De que forma a música influencia as suas competências sociais e de comunicação?
Mesmo quando feita a solo, a música nunca é uma prática isolada – é sempre música de seres humanos para seres humanos e, no caso da música em conjunto, é ouvirmo-nos uns aos outros e interagirmos, comunicarmos, conectarmo-nos, sermos capazes de nos sincronizar para levar a bom porto a execução de uma peça orquestral. É uma prática cultural, o que significa uma prática social, para levar a bom porto uma sociedade mais livre e plural. Como referi acima, é uma ponte na comunicação: entre avós e netos, pais e filhos, nacionais e estrangeiros. É cidadania em acção, com tudo o que a cidadania implica – viver, crescer e enriquecer-se com e nas diferenças.
Com a educação musical implementada nas escolas, no futuro teremos crianças mais musicais?

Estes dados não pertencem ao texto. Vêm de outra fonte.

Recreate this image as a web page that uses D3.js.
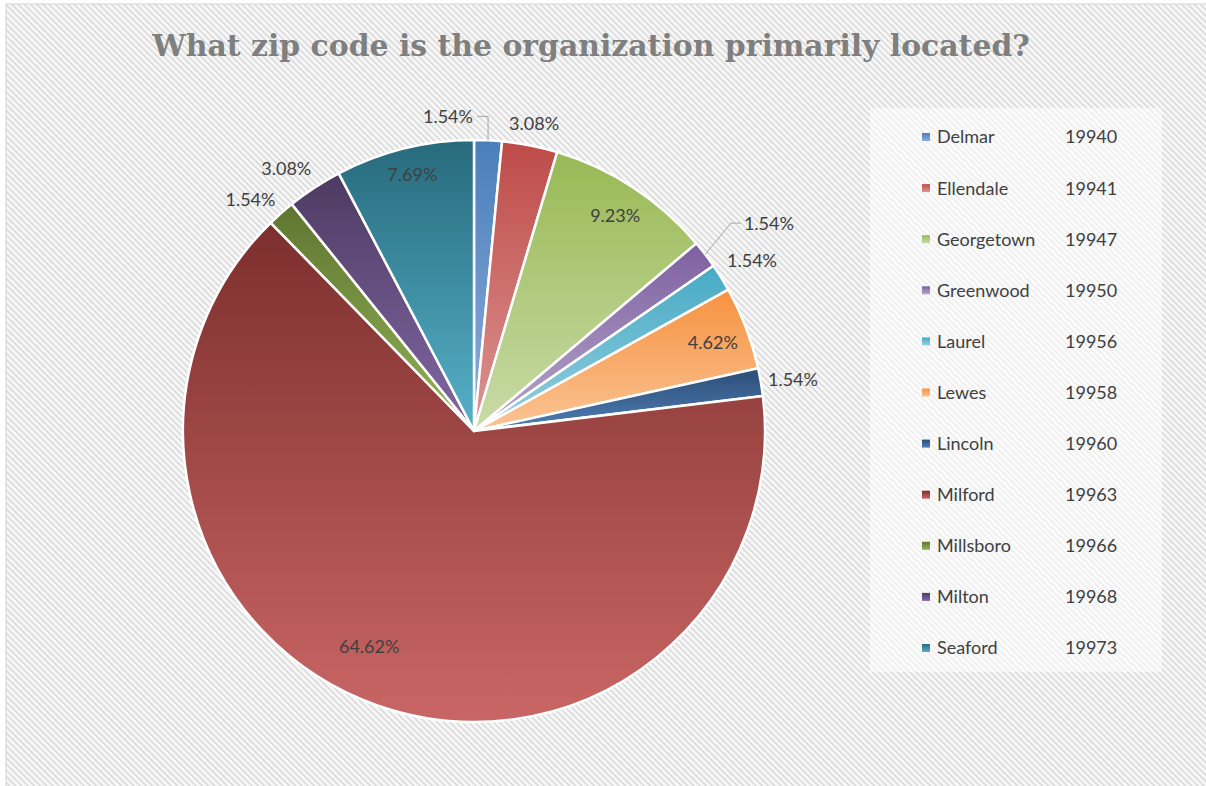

Acreditamos que sim, no sentido mais lato mas também mais estrito do termo. Embora a Orquestra Geração não seja uma escola de música, temos casos de alunos que decidiram seguir a música como ramo profissional, receberam bolsas de estudo e estão a estudar em escolas profissionais de música e no ensino superior, estando alguns a terminar já o nível de mestrado.